When the arrival of a relief fleet from Italy was unexpectedly delayed, de la Valette did not lose heart. “We now know that we cannot look to others for our deliverance,” he told his Council. “It is only upon God and our own swords that we must rely. Yet this is no reason to be disheartened . . . Our Faith and the honour of our Order are in our own hands. We shall not fail!” Valette’s Christian warriors did not fail. As the battle reached its climax, they “sang Hymns, prayed, defiantly tolled their Chapel bell and prepared to meet the Lord Jesus.” The Great Siege of Malta and the Battle of Lepanto six years later marked the end of the Muslim bid for control of the Mediterranean. The Christian coalition which made that victory possible, known as the Holy League, was put together by Pope Pius V.
Besieged Christian walls occasionally became the scene of heroic last stands. In 877-78 a small Greek garrison defended Syracuse against the Saracens to the last man, even though no help could be expected after the defeat of the incoming Byzantine fleet. Emperor Constantine XI’s defense of the walls of Constantinople in 1453 is another example of willingly accepted Christian martyrdom. In 1571 6,000 Venetian defenders of Famagusta succumbed to 100,000 Turks and their 150 guns after a year’s siege. Their commander, Marcantonio Bragadin, was tied naked to a column and flayed alive while praying the Miserere and invoking the name of Jesus.
As we have been reminded in recent days, most of the Vatican is surrounded by walls that are 40 feet high and 12 feet thick. Enrico Maria Radaelli, a leading disciple of the late Romano Amerio, says that it would be interesting to know “what Pope Bergoglio thinks of the famous Leonine Walls, erected by his predecessor Pope St. Leo IV in 847 to defend Rome and the Pope’s residence from the Saracens . . . Was Pope Leo, sainted and responsible [for] many a miracle during his lifetime, not ‘a good Christian?’”
The same question may be asked regarding 82 percent of Hungarians who supported tighter immigration rules after the government of Viktor Orban built a fence along the country’s southern border last summer; or 40 percent of Polish voters, most of them observant Catholics, who supported the openly anti-immigrant Law and Justice Party at last October’s general election; or thousands of Slovaks who attended a mass rally against immigration in Bratislava last month; or thousands of Italians, mostly Northern League supporters, who gathered for the same purpose in Rome on January 28.

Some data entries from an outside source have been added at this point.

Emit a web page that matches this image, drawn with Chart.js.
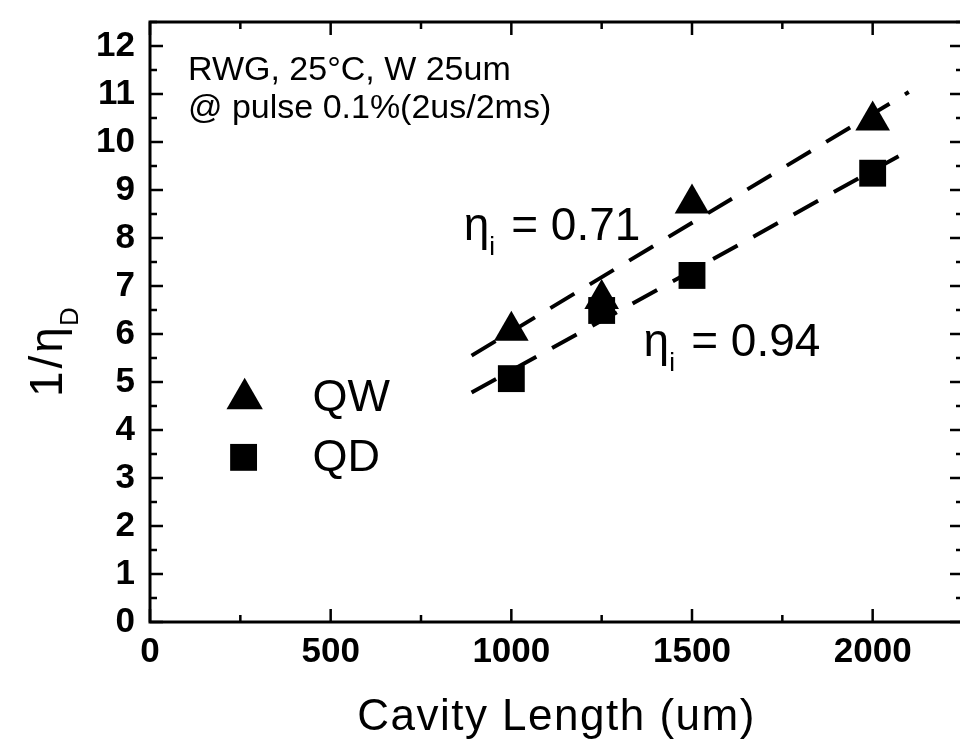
<!DOCTYPE html>
<html>
<head>
<meta charset="utf-8">
<script src="https://cdn.jsdelivr.net/npm/chart.js@4/dist/chart.umd.min.js"></script>
<style>
  html, body { margin: 0; padding: 0; background: #fff; overflow: hidden; }
  #wrap { width: 983px; height: 752px; }
</style>
</head>
<body>
<div id="wrap"><canvas id="c" width="983" height="752"></canvas></div>
<script>
// ---- data ----
const lengths  = [1000, 1250, 1500, 2000];          // cavity length (um)
const qwValues = [6.07, 6.73, 8.72, 10.45];         // 1/eta_D, QW (triangles)
const qdValues = [5.07, 6.49, 7.22, 9.35];          // 1/eta_D, QD (squares)
const fitX     = [890, 2100];                       // linear-fit extent
const qwFit    = [5.55, 11.04];                     // QW fit line
const qdFit    = [4.78, 9.82];                      // QD fit line
const xTickValues = [0, 500, 1000, 1500, 2000];
const yTickValues = [0,1,2,3,4,5,6,7,8,9,10,11,12];
const seriesNames = ['QW', 'QD'];
const xTitle = 'Cavity Length (um)';
const noteLines = ['RWG, 25°C, W 25um', '@ pulse 0.1%(2us/2ms)'];
const qwEta = '0.71';
const qdEta = '0.94';

const FONT = '"Liberation Sans", Arial, Helvetica, sans-serif';

function pts(xs, ys) { return xs.map((x, i) => ({ x: x, y: ys[i] })); }

function drawTri(ctx, x, y, r) {
  ctx.beginPath();
  ctx.moveTo(x, y - r);
  ctx.lineTo(x + Math.sin(2 * Math.PI / 3) * r, y + 0.5 * r);
  ctx.lineTo(x - Math.sin(2 * Math.PI / 3) * r, y + 0.5 * r);
  ctx.closePath();
  ctx.fill();
}
function drawSq(ctx, x, y, r) {
  const s = r / Math.SQRT2;
  ctx.fillRect(x - s, y - s, 2 * s, 2 * s);
}
function noPad(s) { s.paddingTop = 0; s.paddingBottom = 0; s.paddingLeft = 0; s.paddingRight = 0; }

const framePlugin = {
  id: 'frame',
  afterDatasetsDraw(chart) {
    const { ctx, chartArea: a, scales } = chart;
    const xs = scales.x, ys = scales.y;
    ctx.save();
    ctx.strokeStyle = '#000';
    ctx.lineWidth = 3;
    ctx.strokeRect(a.left, a.top, a.right - a.left, a.bottom - a.top);
    ctx.lineWidth = 2.5;
    for (let v = 0; v <= xs.max + 1e-6; v += 250) {
      const px = xs.getPixelForValue(v);
      const len = (v % 500 === 0) ? 13 : 7;
      ctx.beginPath();
      ctx.moveTo(px, a.bottom); ctx.lineTo(px, a.bottom - len);
      ctx.moveTo(px, a.top); ctx.lineTo(px, a.top + len);
      ctx.stroke();
    }
    for (let v = 0; v <= ys.max + 1e-6; v += 0.5) {
      const py = ys.getPixelForValue(v);
      const len = (Math.abs(v - Math.round(v)) < 1e-6) ? 13 : 7;
      ctx.beginPath();
      ctx.moveTo(a.left, py); ctx.lineTo(a.left + len, py);
      ctx.moveTo(a.right, py); ctx.lineTo(a.right - len, py);
      ctx.stroke();
    }
    ctx.restore();
  }
};

const textPlugin = {
  id: 'texts',
  afterDraw(chart) {
    const { ctx, chartArea: a, scales } = chart;
    const X = v => scales.x.getPixelForValue(v);
    const Y = v => scales.y.getPixelForValue(v);
    ctx.save();
    ctx.fillStyle = '#000';
    ctx.textAlign = 'left';
    ctx.textBaseline = 'alphabetic';

    ctx.font = '34px ' + FONT;
    ctx.fillText(noteLines[0], X(105), Y(11.29));
    ctx.fillText(noteLines[1], X(105), Y(10.50));

    function etaLabel(x, y, val) {
      ctx.font = '46px ' + FONT;
      ctx.fillText('\u03B7', x, y);
      const w = ctx.measureText('\u03B7').width;
      ctx.font = '26px ' + FONT;
      ctx.fillText('i', x + w, y + 15);
      ctx.font = '46px ' + FONT;
      ctx.fillText('= ' + val, x + w + 22, y);
    }
    etaLabel(X(868), Y(7.96), qwEta);
    etaLabel(X(1366), Y(5.54), qdEta);

    drawTri(ctx, X(262), Y(4.65), 21);
    drawSq(ctx, X(259), Y(3.43), 19);
    ctx.font = '45px ' + FONT;
    ctx.textBaseline = 'middle';
    ctx.fillText(seriesNames[0], X(450), Y(4.66));
    ctx.fillText(seriesNames[1], X(450), Y(3.40));

    ctx.textBaseline = 'alphabetic';
    ctx.textAlign = 'center';
    ctx.font = '44px ' + FONT;
    try { ctx.letterSpacing = '1.5px'; } catch (e) {}
    ctx.fillText(xTitle, (a.left + a.right) / 2, 730);
    try { ctx.letterSpacing = '0px'; } catch (e) {}

    ctx.save();
    ctx.translate(62, 397);
    ctx.rotate(-Math.PI / 2);
    ctx.textAlign = 'left';
    ctx.font = '46px ' + FONT;
    try { ctx.letterSpacing = '3px'; } catch (e) {}
    ctx.fillText('1/\u03B7', 0, 0);
    const tw = ctx.measureText('1/\u03B7').width;
    try { ctx.letterSpacing = '0px'; } catch (e) {}
    ctx.font = '26px ' + FONT;
    ctx.fillText('D', tw - 2, 16);
    ctx.restore();

    ctx.restore();
  }
};

new Chart(document.getElementById('c'), {
  type: 'scatter',
  data: {
    datasets: [
      { label: seriesNames[0], data: pts(lengths, qwValues), pointStyle: 'triangle', pointRadius: 20,
        backgroundColor: '#000', borderColor: '#000', borderWidth: 0, order: 1 },
      { label: seriesNames[1], data: pts(lengths, qdValues), pointStyle: 'rect', pointRadius: 19,
        backgroundColor: '#000', borderColor: '#000', borderWidth: 0, order: 1 },
      { label: 'QW fit', type: 'line', data: pts(fitX, qwFit), borderColor: '#000', borderWidth: 4,
        borderDash: [28, 18], pointRadius: 0, fill: false, order: 2 },
      { label: 'QD fit', type: 'line', data: pts(fitX, qdFit), borderColor: '#000', borderWidth: 4,
        borderDash: [28, 18], pointRadius: 0, fill: false, order: 2 }
    ]
  },
  options: {
    responsive: false,
    animation: false,
    devicePixelRatio: 1,
    layout: { padding: { top: 22, right: 2, bottom: 0, left: 0 } },
    plugins: { legend: { display: false }, tooltip: { enabled: false }, title: { display: false } },
    events: [],
    scales: {
      x: {
        type: 'linear', min: 0, max: 2250,
        afterFit(s) { s.height = 130; noPad(s); },
        afterBuildTicks(s) { s.ticks = xTickValues.map(v => ({ value: v })); },
        grid: { display: false, drawTicks: false },
        border: { display: false },
        ticks: { padding: 9, color: '#000', font: { family: FONT, size: 35, weight: 'bold' },
                 maxRotation: 0, autoSkip: false, callback: v => String(v) }
      },
      y: {
        type: 'linear', min: 0, max: 12.5,
        afterFit(s) { s.width = 150; noPad(s); },
        afterBuildTicks(s) { s.ticks = yTickValues.map(v => ({ value: v })); },
        grid: { display: false, drawTicks: false },
        border: { display: false },
        ticks: { padding: 15, color: '#000', font: { family: FONT, size: 35, weight: 'bold' },
                 autoSkip: false, callback: v => String(v) }
      }
    }
  },
  plugins: [framePlugin, textPlugin]
});
</script>
</body>
</html>
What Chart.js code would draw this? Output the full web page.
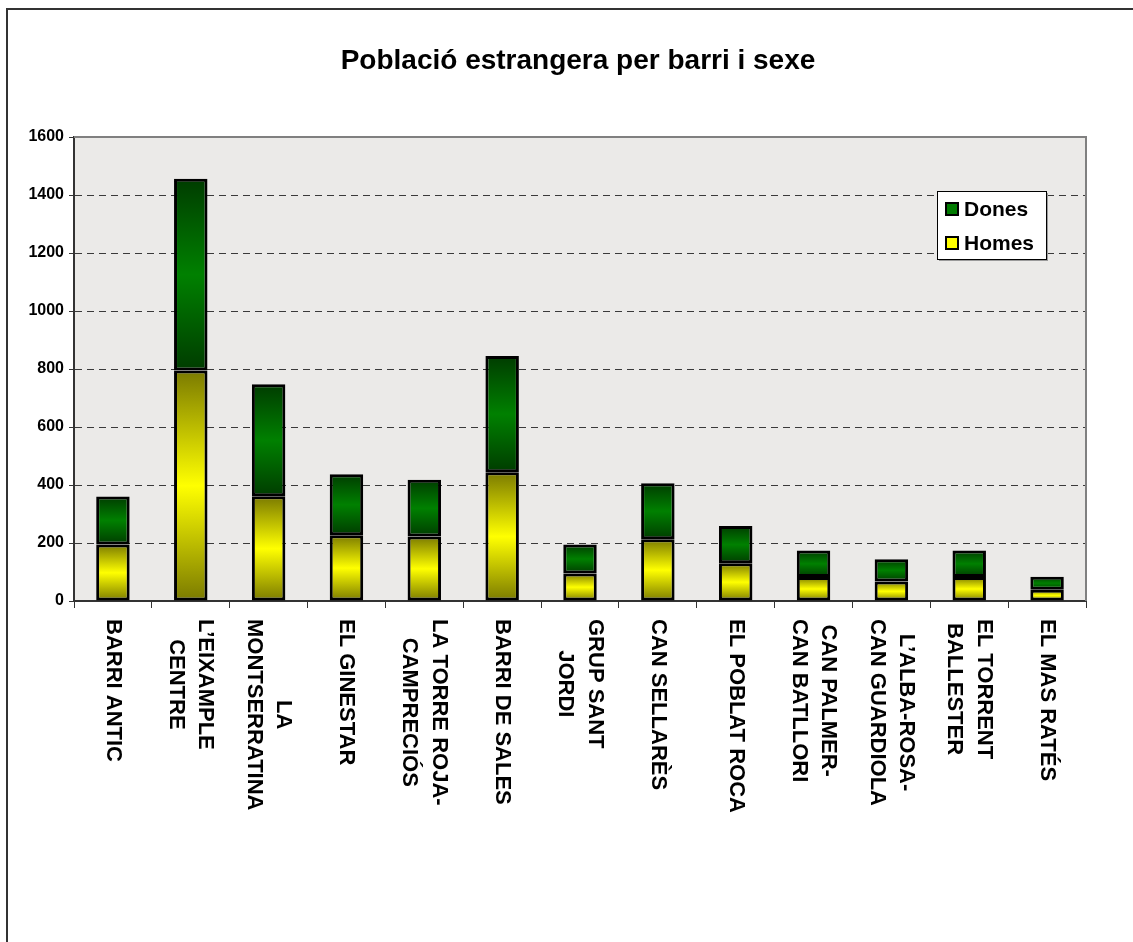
<!DOCTYPE html>
<html>
<head>
<meta charset="utf-8">
<script src="https://cdn.jsdelivr.net/npm/chart.js@4.4.0/dist/chart.umd.min.js"></script>
<style>
  html, body { margin: 0; padding: 0; background: #fff; }
  #wrap { width: 1133px; height: 942px; }
</style>
</head>
<body>
<div id="wrap"><canvas id="myChart" width="1133" height="942"></canvas></div>
<script>
var barris = [
    ["BARRI ANTIC"],
    ["L\u2019EIXAMPLE", "CENTRE"],
    ["LA", "MONTSERRATINA"],
    ["EL GINESTAR"],
    ["LA TORRE ROJA-", "CAMPRECI\u00d3S"],
    ["BARRI DE SALES"],
    ["GRUP SANT", "JORDI"],
    ["CAN SELLAR\u00c8S"],
    ["EL POBLAT ROCA"],
    ["CAN PALMER-", "CAN BATLLORI"],
    ["L\u2019ALBA-ROSA-", "CAN GUARDIOLA"],
    ["EL TORRENT", "BALLESTER"],
    ["EL MAS RAT\u00c9S"]
];
var homes = [195, 795, 361, 227, 222, 444, 95, 213, 130, 83, 67, 83, 39];
var dones = [165, 661, 386, 210, 196, 401, 100, 193, 129, 91, 77, 91, 45];
var yTicks = [0, 200, 400, 600, 800, 1000, 1200, 1400, 1600];

var titol = "Poblaci\u00f3 estrangera per barri i sexe";
var FONT = "Arial, 'Liberation Sans', sans-serif";

// vertical gradient per bar segment (dark - bright - dark)
function barGradient(dark, bright) {
    return function(c) {
        var chart = c.chart;
        if (!chart.chartArea || c.dataIndex === undefined) return bright;
        var y = chart.scales.y;
        var i = c.dataIndex;
        var lo = c.datasetIndex === 0 ? 0 : homes[i];
        var hi = c.datasetIndex === 0 ? homes[i] : homes[i] + dones[i];
        var g = chart.ctx.createLinearGradient(0, y.getPixelForValue(hi), 0, y.getPixelForValue(lo));
        g.addColorStop(0, dark);
        g.addColorStop(0.5, bright);
        g.addColorStop(1, dark);
        return g;
    };
}

var fonsPlugin = {
    id: 'fons',
    beforeDraw: function(chart) {
        var ctx = chart.ctx, a = chart.chartArea;
        ctx.save();
        ctx.fillStyle = '#ffffff';
        ctx.fillRect(0, 0, chart.width, chart.height);
        // outer frame (top and left)
        ctx.fillStyle = '#333333';
        ctx.fillRect(6, 8, chart.width - 6, 2);
        ctx.fillRect(6, 8, 2, chart.height - 8);
        // plot background
        ctx.fillStyle = '#ebeae8';
        ctx.fillRect(a.left, a.top, a.right - a.left, a.bottom - a.top);
        // title
        ctx.fillStyle = '#000';
        ctx.font = 'bold 28px ' + FONT;
        ctx.textAlign = 'center';
        ctx.textBaseline = 'middle';
        ctx.fillText(titol, 578, 61);
        ctx.restore();
    },
    beforeDatasetsDraw: function(chart) {
        var ctx = chart.ctx, a = chart.chartArea;
        ctx.save();
        ctx.strokeStyle = '#808080';
        ctx.lineWidth = 2;
        ctx.beginPath();
        ctx.moveTo(a.left, a.top);
        ctx.lineTo(a.right, a.top);
        ctx.lineTo(a.right, a.bottom);
        ctx.stroke();
        ctx.restore();
    },
    afterDraw: function(chart) {
        var ctx = chart.ctx, a = chart.chartArea;
        var xs = chart.scales.x;
        ctx.save();
        // rotated category labels, reading top to bottom
        ctx.fillStyle = '#000';
        ctx.font = 'bold 22px ' + FONT;
        ctx.textBaseline = 'middle';
        ctx.textAlign = 'center';
        var lh = 29.5;
        chart.data.labels.forEach(function(lines, i) {
            var x = xs.getPixelForValue(i);
            var w = 0;
            lines.forEach(function(t) { w = Math.max(w, ctx.measureText(t).width); });
            ctx.save();
            ctx.translate(x, a.bottom + 18);
            ctx.rotate(Math.PI / 2);
            lines.forEach(function(t, j) {
                ctx.fillText(t, w / 2, (j - (lines.length - 1) / 2) * lh);
            });
            ctx.restore();
        });

        // legend box
        var bx = 937, by = 191, bw = 109, bh = 68;
        ctx.fillStyle = '#9a9a9a';
        ctx.fillRect(bx + 2, by + 2, bw, bh);
        ctx.fillStyle = '#ffffff';
        ctx.fillRect(bx, by, bw, bh);
        ctx.strokeStyle = '#000';
        ctx.lineWidth = 1;
        ctx.strokeRect(bx + 0.5, by + 0.5, bw, bh);
        var items = [
            { text: chart.data.datasets[1].label, color: '#007a00', y: 209 },
            { text: chart.data.datasets[0].label, color: '#ffff00', y: 243 }
        ];
        items.forEach(function(it) {
            ctx.fillStyle = it.color;
            ctx.fillRect(946, it.y - 6, 12, 12);
            ctx.lineWidth = 2;
            ctx.strokeRect(946, it.y - 6, 12, 12);
            ctx.fillStyle = '#000';
            ctx.font = 'bold 21px ' + FONT;
            ctx.textAlign = 'left';
            ctx.textBaseline = 'middle';
            ctx.fillText(it.text, 964, it.y + 1);
        });
        ctx.restore();
    }
};

var ctx = document.getElementById('myChart');

var myChart = new Chart(ctx, {
    type: 'bar',
    data: {
        labels: barris,
        datasets: [{
            label: 'Homes',
            data: homes,
            backgroundColor: barGradient('#7a7a00', '#ffff00'),
            borderColor: '#000',
            borderWidth: 3,
            borderSkipped: false
        }, {
            label: 'Dones',
            data: dones,
            backgroundColor: barGradient('#003c00', '#008000'),
            borderColor: '#000',
            borderWidth: 3,
            borderSkipped: false
        }]
    },
    options: {
        responsive: false,
        animation: false,
        layout: { padding: { left: 0, right: 47, top: 137, bottom: 0 } },
        datasets: { bar: { categoryPercentage: 1, barPercentage: 0.43 } },
        plugins: {
            legend: { display: false },
            title: { display: false },
            tooltip: { enabled: false }
        },
        scales: {
            x: {
                stacked: true,
                offset: true,
                grid: {
                    offset: true,
                    drawOnChartArea: false,
                    drawTicks: true,
                    tickLength: 7,
                    tickColor: '#333',
                    tickWidth: 1
                },
                border: { display: true, color: '#333', width: 2 },
                ticks: { display: false },
                afterFit: function(s) { s.height = 341; }
            },
            y: {
                stacked: true,
                min: 0,
                max: 1600,
                afterBuildTicks: function(s) {
                    s.ticks = yTicks.map(function(v) { return { value: v }; });
                },
                grid: {
                    color: function(c) {
                        return (c.tick && (c.tick.value === 0 || c.tick.value === 1600)) ? 'rgba(0,0,0,0)' : '#3a3a3a';
                    },
                    lineWidth: 1,
                    tickLength: 5,
                    tickColor: '#333',
                    tickBorderDash: []
                },
                border: { display: true, color: '#333', width: 2, dash: [7, 5] },
                ticks: {
                    color: '#000',
                    padding: 5,
                    font: { family: FONT, size: 16, weight: 'bold' },
                    callback: function(v) { return String(v); }
                },
                afterFit: function(s) { s.width = 74; }
            }
        }
    },
    plugins: [fonsPlugin]
});
</script>
</body>
</html>
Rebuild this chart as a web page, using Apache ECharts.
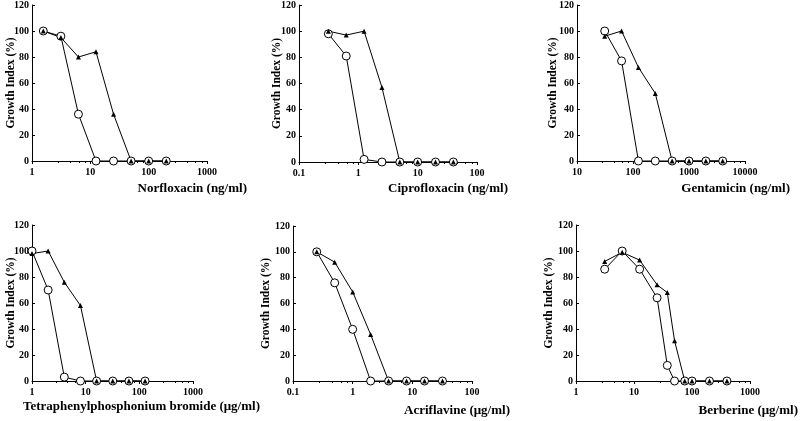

In June 2007 I was received at the Vatican by Mgr. (now Cardinal) Pietro Parolin, who was at that time Undersecretary of State for Relations with States. (In August 2013 Pope Francis elevated then-Archbishop Parolin to the post of Secretary of State). As might be expected, I had to pass through several checkpoints with metal detectors and other paraphernalia of strict border security. I have no reason to doubt that the friendly but efficient Swiss guards manning those “walls” and preventing the entry of uninvited strangers were good Christians.